Hóspede indesejado, Beira-Mar motivou um jogo de empurra entre as autoridades de segurança do Rio e as do governo federal. Os secretários estaduais de Justiça e de Segurança, Paulo Saboya e Roberto Aguiar, tentaram sem sucesso sua transferência para o Acre. Já o ministro da Justiça, Paulo de Tarso, sugeria acomodá-lo em uma prisão da Marinha, no meio da Baía de Guanabara – o que foi descartado pelo Ministério da Defesa. Conformado, Aguiar acabou admitindo que Beira-Mar voltará mesmo a Bangu I, mas agora sob vigilância total. “Vou transformar a vida dele num inferno”, prometeu o secretário. A cela do traficante será monitorada 24 horas por três câmeras blindadas e terá iluminação permanente. Beira-Mar – assim como Elias Maluco e outros do primeiro escalão do crime – perderá direito a visitas íntimas e não terá contato direto com visitas ou advogados.

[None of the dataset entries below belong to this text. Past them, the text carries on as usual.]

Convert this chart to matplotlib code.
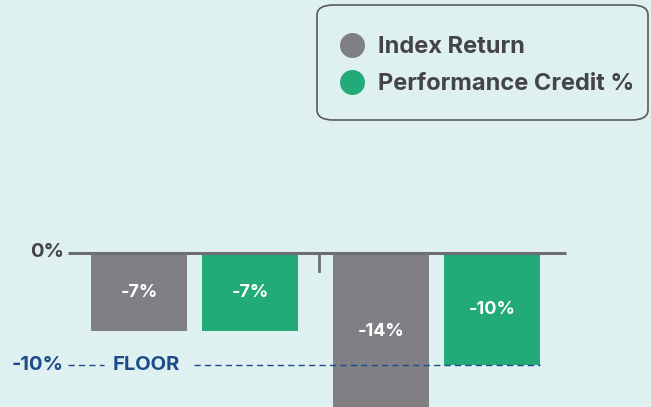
import numpy as np
import matplotlib
matplotlib.use("Agg")
import matplotlib.pyplot as plt
from matplotlib.lines import Line2D
from matplotlib.patches import FancyBboxPatch

# data
groups = ['Year 1', 'Year 2']
series = ['Index Return', 'Performance Credit %']
index_return = [-7, -14]
perf_credit = [-7, -10]
floor_value = -10

bg = '#dff0f1'
gray = '#808084'
green = '#22aa78'
navy = '#1b4b8a'
dark = '#444446'

plt.rcParams['font.family'] = ['Inter', 'DejaVu Sans']

fig = plt.figure(figsize=(6.51, 4.07), dpi=100, facecolor=bg)
ax = fig.add_axes([0, 0, 1, 1])
ax.set_facecolor(bg)
ax.set_xlim(-0.8037, 1.8864)
ax.set_ylim(-13.75, 22.59)
ax.axis('off')

x = np.arange(len(groups))
off = 0.229
w = 0.397
b1 = ax.bar(x - off, index_return, w, color=gray, zorder=2)
b2 = ax.bar(x + off, perf_credit, w, color=green, zorder=2)

for bars, vals in [(b1, index_return), (b2, perf_credit)]:
    for r, v in zip(bars, vals):
        ax.text(r.get_x() + r.get_width() / 2, v / 2, f'{v}%', ha='center', va='center',
                color='white', fontsize=13, fontweight='bold', zorder=4)

# zero line and tick between groups
ax.plot([-0.523, 1.535], [0, 0], color='#6d6e71', lw=2.2, zorder=3, solid_capstyle='butt')
ax.plot([0.514, 0.514], [0, -1.6], color='#6d6e71', lw=2, zorder=3)
ax.text(-0.54, 0.1, '0%', ha='right', va='center', color=dark, fontsize=14.5, fontweight='bold')

# floor line
ax.plot([-0.523, -0.375], [floor_value] * 2, color=navy, lw=1, ls=(0, (4.5, 3)), zorder=3)
ax.plot([0.0, 1.428], [floor_value] * 2, color=navy, lw=1, ls=(0, (4.5, 3)), zorder=3)
ax.text(-0.54, floor_value, '-10%', ha='right', va='center', color=navy, fontsize=14.5, fontweight='bold')
ax.text(-0.337, floor_value, 'FLOOR', ha='left', va='center', color=navy, fontsize=14.5, fontweight='bold')

# legend
box = FancyBboxPatch((317 / 651, 1 - 120 / 407), 331 / 651, 115 / 407,
                     boxstyle='round,pad=0,rounding_size=0.025', transform=fig.transFigure,
                     facecolor=bg, edgecolor='#5a5a5c', lw=1.2)
fig.patches.append(box)
handles = [Line2D([], [], marker='o', ls='none', color=c, markersize=17) for c in (gray, green)]
leg = fig.legend(handles, series, loc='upper left', bbox_to_anchor=(340 / 651, 1 - 36 / 407),
                 frameon=False, fontsize=17, handletextpad=0.6, labelspacing=0.63,
                 borderpad=0, handlelength=1.0, borderaxespad=0)
for t in leg.get_texts():
    t.set_color(dark)
    t.set_fontweight('bold')

fig.savefig('out.png', dpi=100, facecolor=bg)
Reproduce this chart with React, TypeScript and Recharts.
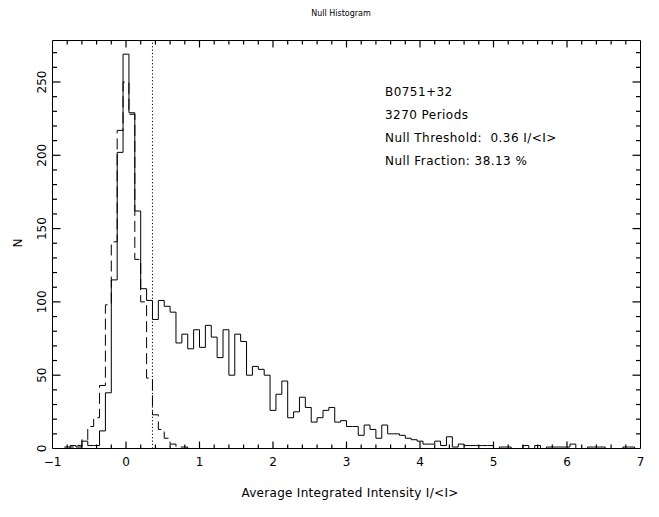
import React from "react";
import { ComposedChart, Line, XAxis, YAxis, ReferenceLine } from "recharts";

const FONT = "'DejaVu Sans', Verdana, sans-serif";

// histogram bins are 0.08 wide, the first one centred on -0.80
const binWidth = 0.08;
const firstBinCentre = -0.8;

// all periods (solid)
const onPulseCounts = [
  1, 2, 1, 5, 2, 2, 12, 38, 115, 202,
  269, 229, 162, 109, 101, 88, 101, 97, 93, 72,
  78, 68, 81, 69, 84, 76, 62, 81, 50, 78,
  73, 50, 56, 54, 50, 26, 37, 46, 21, 25,
  35, 28, 18, 21, 26, 28, 18, 19, 15, 15,
  9, 16, 13, 7, 16, 10, 10, 9, 7, 6,
  5, 3, 3, 5, 2, 8, 1, 3, 2, 2,
  2, 2, 2, 0, 1, 1, 0, 0, 2, 0,
  2, 0, 1, 1, 1, 1, 3, 0, 0, 1,
  1, 1, 0, 0, 0, 1, 1, 0,
];

// off-pulse window (dashed), same bins from -0.80
const offPulseCounts = [
  0, 1, 2, 6, 15, 21, 43, 98, 141, 217,
  250, 228, 129, 100, 48, 23, 13, 7, 3, 1,
  1, 0,
];

const nullThreshold = 0.36;

const xMajorTicks = [-1, 0, 1, 2, 3, 4, 5, 6, 7];
const xTickLabels = ["\u22121", "0", "1", "2", "3", "4", "5", "6", "7"];
const yMajorTicks = [0, 50, 100, 150, 200, 250];
const yTickLabels = ["0", "50", "100", "150", "200", "250"];

const infoLines = [
  "B0751+32",
  "3270 Periods",
  "Null Threshold:  0.36 I/<I>",
  "Null Fraction: 38.13 %",
];

const xMinorTicks = Array.from({ length: 41 }, (_, i) => +(-1 + i * 0.2).toFixed(1));
const yMinorTicks = Array.from({ length: 28 }, (_, i) => i * 10);

// one row per bin left edge, plus the closing right edge
const histData = Array.from({ length: onPulseCounts.length + 1 }, (_, i) => {
  const edge = firstBinCentre - binWidth / 2 + i * binWidth;
  return {
    edge: +edge.toFixed(3),
    on: onPulseCounts[Math.min(i, onPulseCounts.length - 1)],
    off: i < offPulseCounts.length ? offPulseCounts[i] : null,
  };
});

const W = 659;
const H = 517;
const X_MIN = -1;
const X_MAX = 7;
const Y_MAX = 278.3;
// plot box: x 52.5..640.5, y 40.5..448.5 (axes take part of the space)
const margin = { top: 30.5, right: 8.5, bottom: 38.5, left: 32.5 };
const BOX = { left: 52.5, right: 640.5, top: 40.5, bottom: 448.5 };

// same linear mapping as the axes, for the tick marks in the overlay
const sx = (v: number) => BOX.left + ((v - X_MIN) / (X_MAX - X_MIN)) * (BOX.right - BOX.left);
const sy = (v: number) => BOX.bottom - (v / Y_MAX) * (BOX.bottom - BOX.top);

const textStyle = { fontFamily: FONT, fontSize: 12, fill: "#000" };

function BottomLabel(props: any) {
  const { x, y, payload } = props;
  const idx = xMajorTicks.indexOf(payload.value);
  if (idx < 0) return <g />;
  return (
    <text x={x} y={y + 17} textAnchor="middle" style={textStyle}>
      {xTickLabels[idx]}
    </text>
  );
}

function LeftLabel(props: any) {
  const { x, y, payload } = props;
  const idx = yMajorTicks.indexOf(payload.value);
  if (idx < 0) return <g />;
  return (
    <text
      transform={`translate(${x - 6.5}, ${y}) rotate(-90)`}
      textAnchor="middle"
      style={textStyle}
    >
      {yTickLabels[idx]}
    </text>
  );
}

// inward tick marks on all four sides of the box, as thin filled bars
function BoxTicks() {
  const marks: React.ReactNode[] = [];
  const t = 1.2;
  xMinorTicks.forEach((v) => {
    if (v === X_MIN || v === X_MAX) return;
    const len = xMajorTicks.includes(v) ? 7 : 4;
    const px = sx(v) - t / 2;
    marks.push(<rect key={`b${v}`} x={px} y={BOX.bottom - len} width={t} height={len} />);
    marks.push(<rect key={`t${v}`} x={px} y={BOX.top} width={t} height={len} />);
  });
  yMinorTicks.forEach((v) => {
    if (v === 0) return;
    const len = yMajorTicks.includes(v) ? 8 : 4.5;
    const py = sy(v) - t / 2;
    marks.push(<rect key={`l${v}`} x={BOX.left} y={py} width={len} height={t} />);
    marks.push(<rect key={`r${v}`} x={BOX.right - len} y={py} width={len} height={t} />);
  });
  return <g fill="#000">{marks}</g>;
}

const axisShared = {
  type: "number" as const,
  interval: 0 as const,
  tickSize: 0,
  tickMargin: 0,
  tickLine: false,
  axisLine: { stroke: "#000", strokeWidth: 1 },
  allowDataOverflow: true,
};

export default function App() {
  return (
    <div style={{ position: "absolute", left: 0, top: 0, width: W, height: H, background: "#fff" }}>
      <ComposedChart width={W} height={H} data={histData} margin={margin}>
        <XAxis
          {...axisShared}
          dataKey="edge"
          domain={[X_MIN, X_MAX]}
          ticks={xMinorTicks}
          height={30}
          tick={(p: any) => <BottomLabel {...p} />}
        />
        <XAxis
          {...axisShared}
          xAxisId="top"
          dataKey="edge"
          orientation="top"
          domain={[X_MIN, X_MAX]}
          height={10}
          tick={false}
        />
        <YAxis
          {...axisShared}
          domain={[0, Y_MAX]}
          ticks={yMinorTicks}
          width={20}
          tick={(p: any) => <LeftLabel {...p} />}
        />
        <YAxis
          {...axisShared}
          yAxisId="right"
          dataKey="on"
          orientation="right"
          domain={[0, Y_MAX]}
          width={10}
          tick={false}
        />
        <ReferenceLine x={nullThreshold} stroke="#000" strokeDasharray="1.2 2.2" />
        <Line
          type="stepAfter"
          dataKey="off"
          stroke="#000"
          strokeWidth={1}
          strokeDasharray="11 5"
          dot={false}
          activeDot={false}
          connectNulls={false}
          isAnimationActive={false}
        />
        <Line
          type="stepAfter"
          dataKey="on"
          stroke="#000"
          strokeWidth={1}
          dot={false}
          activeDot={false}
          isAnimationActive={false}
        />
      </ComposedChart>
      <svg
        width={W}
        height={H}
        style={{ position: "absolute", left: 0, top: 0, pointerEvents: "none" }}
      >
        <BoxTicks />
        <text x={341} y={16} textAnchor="middle" style={{ ...textStyle, fontSize: 8 }}>
          Null Histogram
        </text>
        <text x={350} y={497} textAnchor="middle" style={{ ...textStyle, letterSpacing: 0.3 }}>
          Average Integrated Intensity I/&lt;I&gt;
        </text>
        <text transform="translate(22, 243) rotate(-90)" textAnchor="middle" style={textStyle}>
          N
        </text>
        {infoLines.map((line, i) => (
          <text
            key={line}
            x={385}
            y={96 + i * 22.9}
            style={{ ...textStyle, whiteSpace: "pre", letterSpacing: 0.45 }}
          >
            {line}
          </text>
        ))}
      </svg>
    </div>
  );
}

Enquanto o secretário endurecia o jogo, o titular da 34ª Delegacia de Polícia, Leonilson Ribeiro, encarregado de investigar a chacina de Bangu 1, resolveu amolecer. Indiciou como responsáveis pelos crimes os traficantes Marcinho VP, do Morro do Alemão, Claudinho da Mineira e Fiote. Surpreendentemente, não incluiu Beira-Mar, que várias testemunhas identificaram como principal mandante. “Ele disse que estava dormindo e saiu da cela para não ser morto”, argumentou Leonilson. A decisão do delegado irritou Zaqueu Teixeira: “Beira-Mar
será indiciado por participação na chacina, mesmo não sendo diretamente. Se for constatado que o delegado está dando opiniões sobre o caso, ele será afastado”, garantiu.